Head Coach Jim Larrañaga said before the season that this was the year Miami sought to not just have a good team, but maintain a great program.

Wins like Miami’s 69-67 upset at the University of Florida Monday night suggest the Canes are headed in that direction.

In just the second game of the season, the Canes rallied from a 15-point deficit to defeat a team that hadn’t been beat since 2004, in large part due to the heroics of redshirt junior, Angel Rodriguez.

The transfer from Kansas State had just two points in the first half, as Miami found themselves in a 12-point deficit, and at different times in the second half a 14 and 15-point hole. However, that is when Rodriguez began the sequence that led Miami to one of their top regular season wins in program history.

A three in transition made it a nine-point game. One possession later, a three from the same spot made it a six-point game. Rodriguez would sink three more contested threes to bring the Hurricanes back, including the dagger with 16 seconds left, a fade-away in the face of Eli Carter that has now already found a place in Miami lore.

“I haven’t been in a zone like that since I was in high school,” he said after. That alone is a story in and of itself.

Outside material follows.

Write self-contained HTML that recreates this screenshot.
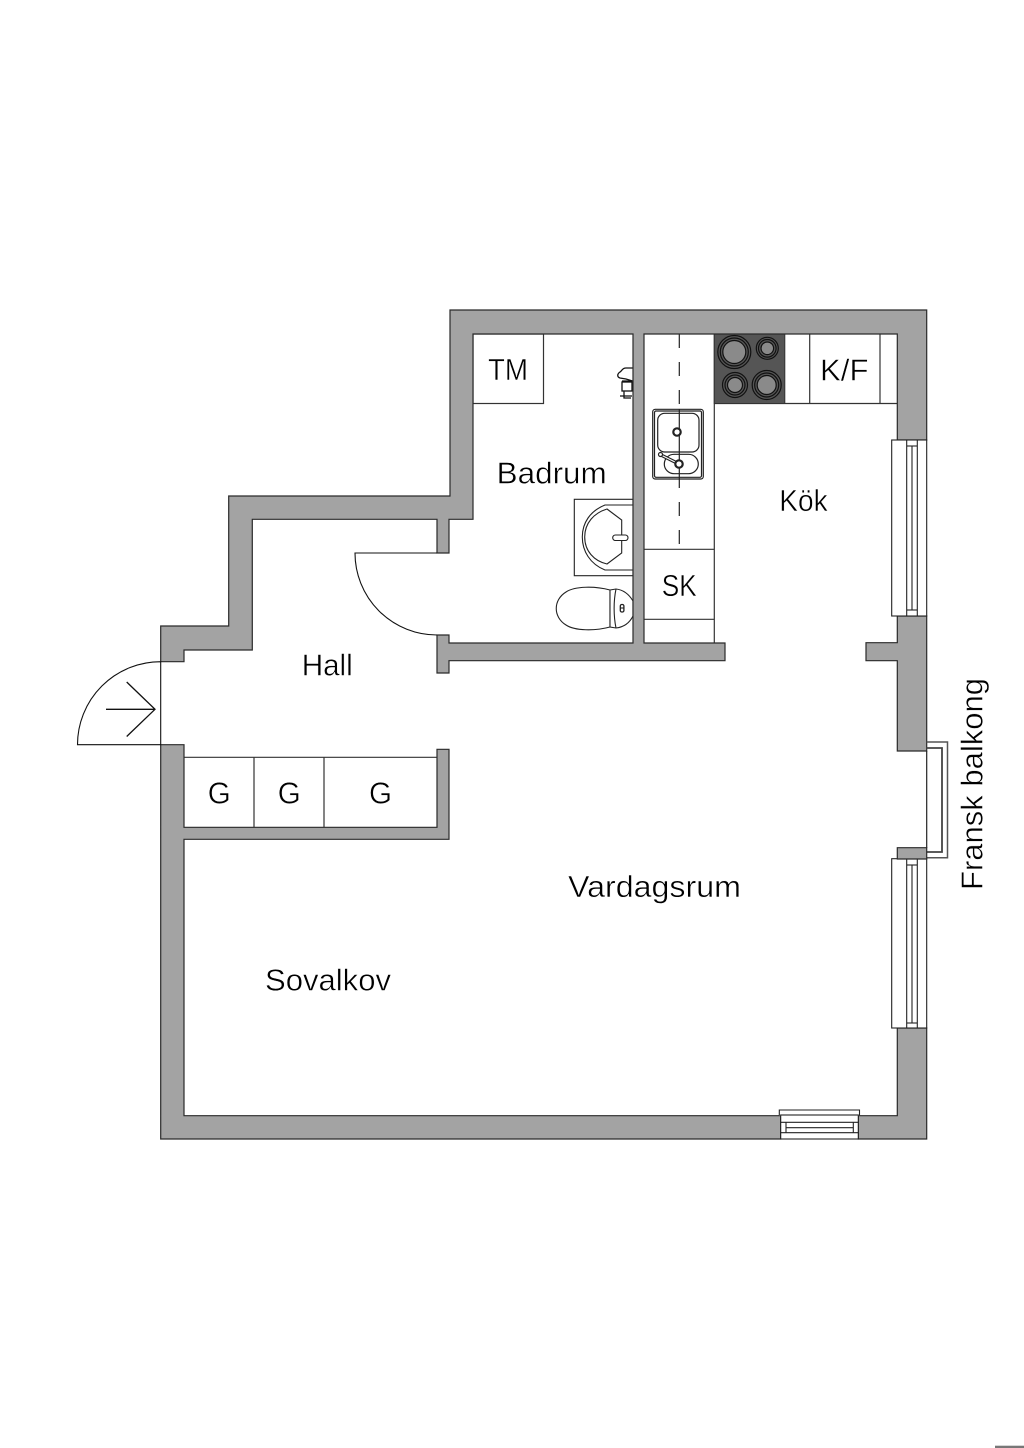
<!DOCTYPE html>
<html lang="sv">
<head>
<meta charset="utf-8">
<title>Planritning</title>
<style>
html,body{margin:0;padding:0;background:#fff}
svg{display:block}
text{font-family:"Liberation Sans",sans-serif;fill:#000;stroke:#fff;stroke-width:.45;font-size:30.5px}
</style>
</head>
<body>
<svg xmlns="http://www.w3.org/2000/svg" width="1024" height="1448" viewBox="0 0 1024 1448">
<rect width="1024" height="1448" fill="#fff"/>

<!-- fixtures / thin lines -->
<g fill="none" stroke="#333" stroke-width="1.2">
  <rect x="473" y="334" width="70.5" height="69.5" fill="#fff"/>
  <line x1="714.3" y1="334" x2="714.3" y2="643"/>
  <line x1="714.3" y1="403.5" x2="897.3" y2="403.5"/>
  <line x1="809.7" y1="334" x2="809.7" y2="403.5"/>
  <line x1="880" y1="334" x2="880" y2="403.5"/>
  <line x1="644" y1="549.3" x2="714.3" y2="549.3"/>
  <line x1="644" y1="619.3" x2="714.3" y2="619.3"/>
  <line x1="184" y1="757.3" x2="437" y2="757.3"/>
  <line x1="254" y1="757.3" x2="254" y2="827.3"/>
  <line x1="324" y1="757.3" x2="324" y2="827.3"/>
</g>
<line x1="679.3" y1="334" x2="679.3" y2="549.3" stroke="#222" stroke-width="1.2" stroke-dasharray="14 14"/>

<!-- hob -->
<rect x="714.3" y="334" width="70.5" height="69.5" fill="#555" stroke="#333"/>
<g fill="#8a8a8a" stroke="#111" stroke-width="1.2">
  <circle cx="734.3" cy="352" r="16.5" fill="#555"/><circle cx="734.3" cy="352" r="14" fill="#555"/><circle cx="734.3" cy="352" r="11.5"/>
  <circle cx="767.3" cy="348.3" r="11" fill="#555"/><circle cx="767.3" cy="348.3" r="8.8" fill="#555"/><circle cx="767.3" cy="348.3" r="6.3"/>
  <circle cx="735" cy="385" r="12.5" fill="#555"/><circle cx="735" cy="385" r="10" fill="#555"/><circle cx="735" cy="385" r="7.5"/>
  <circle cx="766.7" cy="385" r="14.5" fill="#555"/><circle cx="766.7" cy="385" r="12" fill="#555"/><circle cx="766.7" cy="385" r="9.5"/>
</g>

<!-- sink -->
<g fill="#fff" stroke="#222" stroke-width="1.2">
  <rect x="652.7" y="409.3" width="50.6" height="69.7" rx="2.5"/>
  <rect x="654.5" y="411" width="47" height="66.3" rx="1.5"/>
  <rect x="657.7" y="413.3" width="41.3" height="38.7" rx="7"/>
  <rect x="664.3" y="454.3" width="34" height="19.4" rx="9.7"/>
  <line x1="679.3" y1="409" x2="679.3" y2="479"/>
  <circle cx="677" cy="432" r="3.7" stroke-width="2.2"/>
  <line x1="661" y1="455" x2="679" y2="464" stroke-width="3.4"/>
  <line x1="661" y1="455" x2="679" y2="464" stroke="#fff" stroke-width="1"/>
  <circle cx="660.5" cy="454.5" r="2"/>
  <circle cx="679" cy="464" r="3.7" stroke-width="2.2"/>
</g>

<!-- wash basin -->
<g fill="#fff" stroke="#222" stroke-width="1.1">
  <rect x="574.3" y="499.3" width="58.7" height="76.4"/>
  <path d="M633 505H605C590 511 582.3 523 582.3 537C582.3 551 590 564 605 570H633"/>
  <path d="M607 509L621.7 520V553L607 564C594 561 584.7 551 584.7 537C584.7 523 594 513 607 509Z"/>
  <rect x="612.7" y="535" width="15.3" height="5.5" rx="2.7"/>
</g>

<!-- toilet -->
<g fill="#fff" stroke="#222" stroke-width="1.1">
  <path d="M610 590C595 586 575 586 566 592C553 600 553 617 566 625C575 631 595 631 610 627Z"/>
  <path d="M610 590L616 589C625 590 630 596 633 601V616C630 622 625 627 616 628L610 627Z"/>
  <path d="M616 589C613.5 601 613.5 616 616 628"/>
  <rect x="620.3" y="604.5" width="3.6" height="7.5" rx="1.5" stroke-width="1.3"/>
  <line x1="620.3" y1="608" x2="624" y2="608"/>
</g>

<!-- shower fitting -->
<g fill="#fff" stroke="#111" stroke-width="1.3">
  <path d="M632.5 368H626C622 368 622 371 620 372C617 374 617 377 620 378L626 379L632.5 381"/>
  <rect x="622" y="382" width="10" height="9"/>
  <path d="M624 391V398H631M620 396H632M622 381H632"/>
</g>

<!-- walls -->
<g fill="#a3a3a3" stroke="#2a2a2a" stroke-width="1.2" stroke-linejoin="miter">
  <path d="M160.7 626H228.7V496H450V310H926.7V440H897.3V334H644V643H725V660.7H449V673H437V635H449V643H633V334H473V519.3H449V553H437V519.3H252.3V650H184V661.7H160.7Z"/>
  <path d="M897.3 616H926.7V751H897.3V660.7H866V642.7H897.3Z"/>
  <path d="M160.7 744.7H184V827.3H437V749.3H449V839.3H184V1115.7H780.7V1139H160.7Z"/>
  <path d="M858.3 1115.7H897.3V1028H926.7V1139H858.3Z"/>
</g>

<!-- window kitchen -->
<g fill="#fff" stroke="#222" stroke-width="1.1">
  <rect x="891.7" y="440" width="35" height="176"/>
  <line x1="906.7" y1="440" x2="906.7" y2="616"/>
  <line x1="912" y1="446" x2="912" y2="610"/>
  <line x1="917.3" y1="440" x2="917.3" y2="616"/>
  <line x1="906.7" y1="446" x2="917.3" y2="446"/>
  <line x1="906.7" y1="610" x2="917.3" y2="610"/>
</g>

<!-- french balcony -->
<g fill="none" stroke="#555" stroke-width="1.5">
  <path d="M926.7 742H947.5V857.8H926.7"/>
</g>
<g fill="none" stroke="#444" stroke-width="1.8">
  <path d="M926.7 748H942V852H926.7"/>
</g>
<line x1="926.7" y1="751" x2="926.7" y2="848" stroke="#222" stroke-width="1.2"/>

<!-- window living -->
<g fill="#fff" stroke="#222" stroke-width="1.1">
  <rect x="891.7" y="858.7" width="35" height="169.3"/>
  <line x1="906.7" y1="858.7" x2="906.7" y2="1028"/>
  <line x1="912" y1="865" x2="912" y2="1023"/>
  <line x1="917.3" y1="858.7" x2="917.3" y2="1028"/>
  <line x1="906.7" y1="865" x2="917.3" y2="865"/>
  <line x1="906.7" y1="1023" x2="917.3" y2="1023"/>
</g>
<path d="M897.3 847.7H926.7V859H897.3Z" fill="#a3a3a3" stroke="#2a2a2a" stroke-width="1.2"/>

<!-- window bottom -->
<g fill="#fff" stroke="#222" stroke-width="1.1">
  <path d="M779.3 1115.7V1110H859.5V1115.7"/>
  <rect x="780.7" y="1115" width="77.6" height="24"/>
  <line x1="786" y1="1122.3" x2="786" y2="1132.7"/>
  <line x1="853.3" y1="1122.3" x2="853.3" y2="1132.7"/>
  <line x1="780.7" y1="1122.3" x2="858.3" y2="1122.3"/>
  <line x1="786" y1="1127.7" x2="853.3" y2="1127.7"/>
  <line x1="780.7" y1="1132.7" x2="858.3" y2="1132.7"/>
</g>

<!-- doors -->
<g fill="none" stroke="#111" stroke-width="1.1">
  <path d="M437 553H355A82 82 0 0 0 437 635"/>
  <path d="M160.7 661.7V744.7H77.5A83.2 83 0 0 1 160.7 661.7Z"/>
  <path d="M106 709.3H155M126.7 682L155 709.3L126.7 736.5" stroke-width="1.3"/>
</g>

<!-- labels -->
<text x="488" y="380" textLength="40" lengthAdjust="spacingAndGlyphs">TM</text>
<text x="496.7" y="483.3" textLength="110" lengthAdjust="spacingAndGlyphs">Badrum</text>
<text x="779.3" y="511" textLength="48.4" lengthAdjust="spacingAndGlyphs">Kök</text>
<text x="820" y="380.7" textLength="48.5" lengthAdjust="spacingAndGlyphs">K/F</text>
<text x="661.7" y="596" textLength="35" lengthAdjust="spacingAndGlyphs">SK</text>
<text x="301.7" y="675.3" textLength="51" lengthAdjust="spacingAndGlyphs">Hall</text>
<text x="207.7" y="803.3" textLength="23" lengthAdjust="spacingAndGlyphs">G</text>
<text x="277.7" y="803.3" textLength="23" lengthAdjust="spacingAndGlyphs">G</text>
<text x="369" y="803.3" textLength="23" lengthAdjust="spacingAndGlyphs">G</text>
<text x="568" y="897" textLength="173" lengthAdjust="spacingAndGlyphs">Vardagsrum</text>
<text x="265" y="990.5" textLength="126" lengthAdjust="spacingAndGlyphs">Sovalkov</text>
<text transform="translate(982.3 890) rotate(-90)" x="0" y="0" textLength="212" lengthAdjust="spacingAndGlyphs">Fransk balkong</text>

<rect x="995" y="1445.7" width="29" height="2.3" fill="#777"/>
</svg>
</body>
</html>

Rodriguez came to Miami when he was 15 years old from Puerto Rico, leaving behind his mother for the dream of pursuing an opportunity to play college basketball.

In high school Rodriguez invested all his energy into getting better, eventually earning All Miami-Dade County honors before signing to play for Frank Martin at Kansas State, who spoke Spanish as well and had formed a friendship with Rodriguez. But a season after Martin left for South Carolina, Rodriguez felt it was time to transfer. He now leads the Canes.

The 2012 ACC Championship and Sweet Sixteen team squad struggled in the early season, losing in an exhibition to St. Leo, and early season game on the road to Florida Gulf Coast University. Last year’s team dropped the home opener to St. Francis.

Winning on the road against a ranked team that made the Final Four the season before is not the kind of win Miami basketball is used to early in the season.

“We’ve had some very good road wins in the last few years,” said Larrañaga post-game, “but this early in the season is a major step forward.”

Under Larrañaga, Miami has had the most road wins out of any ACC team, two 20-win seasons, and an ACC Championship.

There’s a long way to go, and Miami must back up their big win in a tournament in Charleston this weekend. If Miami continues to play like they did in the second half Monday night, perhaps they will have fans pack the BankUnited Center like it’s 2012-2013 all over again.